> [Problem requirements]: Present every line in which the string "matplotlib" appears.

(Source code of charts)

====================

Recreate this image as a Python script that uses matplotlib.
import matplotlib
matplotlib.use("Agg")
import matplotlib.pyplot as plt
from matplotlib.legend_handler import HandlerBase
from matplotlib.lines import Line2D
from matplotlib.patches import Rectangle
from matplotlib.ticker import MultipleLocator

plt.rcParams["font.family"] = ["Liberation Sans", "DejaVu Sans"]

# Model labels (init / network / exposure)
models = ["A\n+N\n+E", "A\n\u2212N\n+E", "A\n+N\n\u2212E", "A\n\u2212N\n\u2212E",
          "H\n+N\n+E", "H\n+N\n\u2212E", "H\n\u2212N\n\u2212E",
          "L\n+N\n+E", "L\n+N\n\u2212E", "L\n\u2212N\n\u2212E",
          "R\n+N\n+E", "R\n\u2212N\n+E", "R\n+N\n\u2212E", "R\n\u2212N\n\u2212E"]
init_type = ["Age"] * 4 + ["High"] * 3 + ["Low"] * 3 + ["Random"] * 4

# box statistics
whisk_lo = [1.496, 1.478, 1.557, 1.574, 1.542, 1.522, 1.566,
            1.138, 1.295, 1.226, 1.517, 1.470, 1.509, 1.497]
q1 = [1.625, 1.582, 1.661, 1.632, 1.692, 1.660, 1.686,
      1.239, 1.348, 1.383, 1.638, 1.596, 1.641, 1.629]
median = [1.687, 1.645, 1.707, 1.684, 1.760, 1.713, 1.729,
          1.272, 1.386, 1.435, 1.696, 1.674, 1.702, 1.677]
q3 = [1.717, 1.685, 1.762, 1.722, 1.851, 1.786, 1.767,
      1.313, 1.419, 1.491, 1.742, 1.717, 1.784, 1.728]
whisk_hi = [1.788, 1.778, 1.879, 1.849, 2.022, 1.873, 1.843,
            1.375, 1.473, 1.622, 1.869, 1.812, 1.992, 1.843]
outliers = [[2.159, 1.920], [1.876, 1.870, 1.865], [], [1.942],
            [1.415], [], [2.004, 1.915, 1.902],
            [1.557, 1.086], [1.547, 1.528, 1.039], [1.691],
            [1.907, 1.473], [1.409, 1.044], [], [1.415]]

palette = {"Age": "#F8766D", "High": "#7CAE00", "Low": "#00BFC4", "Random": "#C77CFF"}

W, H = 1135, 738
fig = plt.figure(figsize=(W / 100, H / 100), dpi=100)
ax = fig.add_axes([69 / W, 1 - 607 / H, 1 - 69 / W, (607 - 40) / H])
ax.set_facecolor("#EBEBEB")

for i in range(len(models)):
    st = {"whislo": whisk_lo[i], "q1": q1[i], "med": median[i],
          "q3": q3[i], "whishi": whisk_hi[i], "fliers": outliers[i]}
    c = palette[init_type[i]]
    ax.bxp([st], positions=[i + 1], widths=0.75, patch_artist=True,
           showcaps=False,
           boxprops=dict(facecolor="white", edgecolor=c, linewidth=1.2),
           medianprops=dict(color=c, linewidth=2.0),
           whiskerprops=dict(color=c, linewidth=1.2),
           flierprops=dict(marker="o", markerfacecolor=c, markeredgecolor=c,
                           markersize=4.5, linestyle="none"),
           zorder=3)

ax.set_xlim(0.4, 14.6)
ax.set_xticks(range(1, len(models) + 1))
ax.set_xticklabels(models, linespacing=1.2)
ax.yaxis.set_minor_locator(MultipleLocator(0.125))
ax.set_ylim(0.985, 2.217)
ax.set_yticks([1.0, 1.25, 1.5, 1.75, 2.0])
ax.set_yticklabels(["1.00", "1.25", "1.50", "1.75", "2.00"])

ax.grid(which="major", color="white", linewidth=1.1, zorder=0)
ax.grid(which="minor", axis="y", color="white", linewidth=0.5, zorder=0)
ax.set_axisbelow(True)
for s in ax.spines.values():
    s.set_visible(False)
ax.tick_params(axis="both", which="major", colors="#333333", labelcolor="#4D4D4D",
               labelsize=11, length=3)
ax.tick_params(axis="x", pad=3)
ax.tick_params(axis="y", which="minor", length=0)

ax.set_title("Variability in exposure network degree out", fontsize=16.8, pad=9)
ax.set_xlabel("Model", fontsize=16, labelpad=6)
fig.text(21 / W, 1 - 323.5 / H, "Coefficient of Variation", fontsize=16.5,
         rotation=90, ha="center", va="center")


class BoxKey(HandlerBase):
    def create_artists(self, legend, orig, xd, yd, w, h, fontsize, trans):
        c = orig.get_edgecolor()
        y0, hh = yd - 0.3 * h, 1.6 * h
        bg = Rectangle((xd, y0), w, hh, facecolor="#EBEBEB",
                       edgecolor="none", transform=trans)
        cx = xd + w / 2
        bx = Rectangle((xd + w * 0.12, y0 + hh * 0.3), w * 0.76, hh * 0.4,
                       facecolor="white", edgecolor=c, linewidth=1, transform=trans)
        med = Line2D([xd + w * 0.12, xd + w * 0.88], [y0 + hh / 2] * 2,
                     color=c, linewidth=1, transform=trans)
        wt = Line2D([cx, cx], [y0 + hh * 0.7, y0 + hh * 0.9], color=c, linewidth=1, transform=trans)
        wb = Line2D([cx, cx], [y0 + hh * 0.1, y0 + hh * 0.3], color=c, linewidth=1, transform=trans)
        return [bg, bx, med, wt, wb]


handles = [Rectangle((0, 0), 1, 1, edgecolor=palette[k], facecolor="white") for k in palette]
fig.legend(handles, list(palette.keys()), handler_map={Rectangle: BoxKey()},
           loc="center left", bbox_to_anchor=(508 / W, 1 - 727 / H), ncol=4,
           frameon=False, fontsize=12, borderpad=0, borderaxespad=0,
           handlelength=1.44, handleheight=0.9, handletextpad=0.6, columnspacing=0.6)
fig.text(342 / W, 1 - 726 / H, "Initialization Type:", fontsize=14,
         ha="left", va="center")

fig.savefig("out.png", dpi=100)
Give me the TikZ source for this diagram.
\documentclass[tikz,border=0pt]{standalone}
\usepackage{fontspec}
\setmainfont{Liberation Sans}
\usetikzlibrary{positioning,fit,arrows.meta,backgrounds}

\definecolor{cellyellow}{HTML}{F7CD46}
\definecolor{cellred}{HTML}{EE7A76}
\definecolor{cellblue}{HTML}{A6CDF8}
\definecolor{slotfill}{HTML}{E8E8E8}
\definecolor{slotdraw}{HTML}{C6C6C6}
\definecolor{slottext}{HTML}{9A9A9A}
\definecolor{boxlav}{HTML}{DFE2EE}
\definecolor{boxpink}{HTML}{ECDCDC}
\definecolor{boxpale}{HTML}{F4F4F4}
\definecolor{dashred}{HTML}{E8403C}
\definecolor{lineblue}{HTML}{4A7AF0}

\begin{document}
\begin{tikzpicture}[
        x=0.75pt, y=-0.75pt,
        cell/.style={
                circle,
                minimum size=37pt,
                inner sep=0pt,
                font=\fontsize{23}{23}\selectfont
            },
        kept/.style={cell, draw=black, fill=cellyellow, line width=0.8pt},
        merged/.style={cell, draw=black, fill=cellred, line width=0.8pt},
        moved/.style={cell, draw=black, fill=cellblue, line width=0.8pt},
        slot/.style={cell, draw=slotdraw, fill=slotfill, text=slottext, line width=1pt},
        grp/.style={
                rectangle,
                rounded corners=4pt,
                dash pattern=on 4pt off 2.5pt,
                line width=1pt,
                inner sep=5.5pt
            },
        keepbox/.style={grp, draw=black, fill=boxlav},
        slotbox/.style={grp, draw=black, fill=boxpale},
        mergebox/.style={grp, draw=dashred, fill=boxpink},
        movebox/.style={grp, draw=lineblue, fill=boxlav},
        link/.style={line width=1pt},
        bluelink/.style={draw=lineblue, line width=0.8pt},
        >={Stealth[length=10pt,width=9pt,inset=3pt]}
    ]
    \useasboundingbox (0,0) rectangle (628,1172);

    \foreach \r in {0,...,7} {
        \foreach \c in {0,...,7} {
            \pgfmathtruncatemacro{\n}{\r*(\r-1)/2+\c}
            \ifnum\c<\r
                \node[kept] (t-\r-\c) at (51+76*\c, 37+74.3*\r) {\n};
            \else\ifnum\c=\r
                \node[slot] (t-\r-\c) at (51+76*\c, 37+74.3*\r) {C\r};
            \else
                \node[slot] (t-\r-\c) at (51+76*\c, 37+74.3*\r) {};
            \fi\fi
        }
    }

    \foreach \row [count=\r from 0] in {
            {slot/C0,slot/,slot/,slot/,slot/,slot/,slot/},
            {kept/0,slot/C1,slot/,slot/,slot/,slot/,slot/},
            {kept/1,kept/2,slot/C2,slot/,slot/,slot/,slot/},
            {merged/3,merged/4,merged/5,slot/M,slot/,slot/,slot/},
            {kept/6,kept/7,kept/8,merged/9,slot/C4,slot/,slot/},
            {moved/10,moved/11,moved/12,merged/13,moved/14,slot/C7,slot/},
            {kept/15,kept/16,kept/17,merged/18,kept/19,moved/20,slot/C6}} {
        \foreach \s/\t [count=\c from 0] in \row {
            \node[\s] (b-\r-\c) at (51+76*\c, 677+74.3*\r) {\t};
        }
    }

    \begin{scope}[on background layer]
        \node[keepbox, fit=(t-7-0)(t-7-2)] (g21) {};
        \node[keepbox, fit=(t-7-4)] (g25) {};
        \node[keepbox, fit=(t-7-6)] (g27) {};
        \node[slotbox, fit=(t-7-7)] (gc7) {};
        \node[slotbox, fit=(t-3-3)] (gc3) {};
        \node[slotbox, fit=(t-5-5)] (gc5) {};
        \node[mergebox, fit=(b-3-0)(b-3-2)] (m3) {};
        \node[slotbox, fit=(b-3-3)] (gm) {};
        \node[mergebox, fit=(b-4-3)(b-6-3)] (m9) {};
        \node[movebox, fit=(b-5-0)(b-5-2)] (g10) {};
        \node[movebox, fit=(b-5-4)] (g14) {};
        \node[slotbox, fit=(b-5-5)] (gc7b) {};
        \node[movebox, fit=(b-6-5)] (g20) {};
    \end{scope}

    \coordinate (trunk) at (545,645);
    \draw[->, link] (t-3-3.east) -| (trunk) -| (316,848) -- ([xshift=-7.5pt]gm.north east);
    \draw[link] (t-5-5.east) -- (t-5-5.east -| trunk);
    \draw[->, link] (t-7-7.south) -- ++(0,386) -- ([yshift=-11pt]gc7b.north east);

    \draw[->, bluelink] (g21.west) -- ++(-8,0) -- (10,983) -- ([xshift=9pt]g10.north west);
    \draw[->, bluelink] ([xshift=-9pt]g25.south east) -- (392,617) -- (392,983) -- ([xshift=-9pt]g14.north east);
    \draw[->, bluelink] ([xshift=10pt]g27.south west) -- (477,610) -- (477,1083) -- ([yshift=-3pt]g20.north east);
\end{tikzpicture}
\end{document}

====================

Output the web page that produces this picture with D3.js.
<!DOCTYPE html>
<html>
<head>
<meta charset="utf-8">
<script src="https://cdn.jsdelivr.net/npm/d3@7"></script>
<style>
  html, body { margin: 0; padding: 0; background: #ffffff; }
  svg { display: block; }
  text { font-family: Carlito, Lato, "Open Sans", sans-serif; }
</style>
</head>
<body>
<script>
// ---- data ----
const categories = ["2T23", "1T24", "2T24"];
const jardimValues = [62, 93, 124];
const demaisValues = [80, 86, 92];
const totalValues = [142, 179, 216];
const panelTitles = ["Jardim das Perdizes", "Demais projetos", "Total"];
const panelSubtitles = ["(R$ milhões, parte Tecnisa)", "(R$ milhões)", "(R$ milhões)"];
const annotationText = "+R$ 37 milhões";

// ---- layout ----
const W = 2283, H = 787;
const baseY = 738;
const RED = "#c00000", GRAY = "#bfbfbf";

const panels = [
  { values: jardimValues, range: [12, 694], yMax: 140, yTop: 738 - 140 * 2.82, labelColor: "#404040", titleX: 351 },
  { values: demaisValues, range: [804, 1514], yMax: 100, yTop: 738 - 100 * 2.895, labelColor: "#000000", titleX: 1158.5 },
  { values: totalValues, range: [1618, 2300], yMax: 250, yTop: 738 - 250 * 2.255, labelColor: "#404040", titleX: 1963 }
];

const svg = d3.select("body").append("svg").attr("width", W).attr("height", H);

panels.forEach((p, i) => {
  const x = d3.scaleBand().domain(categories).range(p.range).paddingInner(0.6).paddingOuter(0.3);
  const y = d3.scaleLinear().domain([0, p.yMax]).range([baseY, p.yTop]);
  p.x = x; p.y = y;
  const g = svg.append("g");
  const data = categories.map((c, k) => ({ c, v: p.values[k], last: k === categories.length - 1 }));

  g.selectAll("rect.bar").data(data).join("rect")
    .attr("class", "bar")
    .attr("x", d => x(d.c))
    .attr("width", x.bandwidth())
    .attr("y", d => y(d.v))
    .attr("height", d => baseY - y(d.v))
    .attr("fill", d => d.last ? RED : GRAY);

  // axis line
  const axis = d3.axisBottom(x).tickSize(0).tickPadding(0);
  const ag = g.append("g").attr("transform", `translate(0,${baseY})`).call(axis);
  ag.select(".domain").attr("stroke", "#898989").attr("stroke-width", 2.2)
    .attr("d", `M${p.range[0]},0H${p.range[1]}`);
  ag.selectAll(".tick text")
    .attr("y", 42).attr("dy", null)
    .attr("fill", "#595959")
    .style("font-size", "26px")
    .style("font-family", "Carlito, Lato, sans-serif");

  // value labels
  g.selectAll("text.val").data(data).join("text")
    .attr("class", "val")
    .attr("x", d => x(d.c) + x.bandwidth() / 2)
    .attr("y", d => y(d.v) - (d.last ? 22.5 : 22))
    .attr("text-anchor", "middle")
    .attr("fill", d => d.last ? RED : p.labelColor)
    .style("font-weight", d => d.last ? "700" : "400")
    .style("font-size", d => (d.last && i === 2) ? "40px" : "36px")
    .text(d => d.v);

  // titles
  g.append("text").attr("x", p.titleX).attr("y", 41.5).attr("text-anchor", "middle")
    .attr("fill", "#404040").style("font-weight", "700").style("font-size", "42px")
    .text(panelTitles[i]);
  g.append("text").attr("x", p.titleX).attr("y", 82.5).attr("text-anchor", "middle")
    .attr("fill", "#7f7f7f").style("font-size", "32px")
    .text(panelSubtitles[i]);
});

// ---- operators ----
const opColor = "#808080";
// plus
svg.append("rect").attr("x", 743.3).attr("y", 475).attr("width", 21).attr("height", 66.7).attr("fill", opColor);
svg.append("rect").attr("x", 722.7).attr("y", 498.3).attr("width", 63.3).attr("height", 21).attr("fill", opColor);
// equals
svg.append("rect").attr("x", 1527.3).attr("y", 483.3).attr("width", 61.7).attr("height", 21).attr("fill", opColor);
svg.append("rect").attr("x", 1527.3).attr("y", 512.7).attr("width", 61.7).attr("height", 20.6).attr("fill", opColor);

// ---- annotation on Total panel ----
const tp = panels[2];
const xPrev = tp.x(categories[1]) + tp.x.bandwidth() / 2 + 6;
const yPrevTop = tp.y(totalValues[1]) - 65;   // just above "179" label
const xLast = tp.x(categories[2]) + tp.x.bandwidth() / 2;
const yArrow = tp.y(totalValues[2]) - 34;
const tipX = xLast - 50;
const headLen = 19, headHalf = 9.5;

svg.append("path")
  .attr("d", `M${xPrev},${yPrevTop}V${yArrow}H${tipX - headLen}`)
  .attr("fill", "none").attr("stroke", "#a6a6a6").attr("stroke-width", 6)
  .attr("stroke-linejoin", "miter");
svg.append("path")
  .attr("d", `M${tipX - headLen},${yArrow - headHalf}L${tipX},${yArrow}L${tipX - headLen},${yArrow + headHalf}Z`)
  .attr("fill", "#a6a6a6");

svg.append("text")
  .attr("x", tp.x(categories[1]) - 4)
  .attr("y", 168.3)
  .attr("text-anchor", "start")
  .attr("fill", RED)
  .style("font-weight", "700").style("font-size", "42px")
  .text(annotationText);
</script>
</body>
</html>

====================

> [Final answer]:
Recreate this image as a Python script that uses matplotlib.
import matplotlib
matplotlib.use("Agg")
import matplotlib.pyplot as plt
from matplotlib.legend_handler import HandlerBase
from matplotlib.lines import Line2D
from matplotlib.patches import Rectangle
from matplotlib.ticker import MultipleLocator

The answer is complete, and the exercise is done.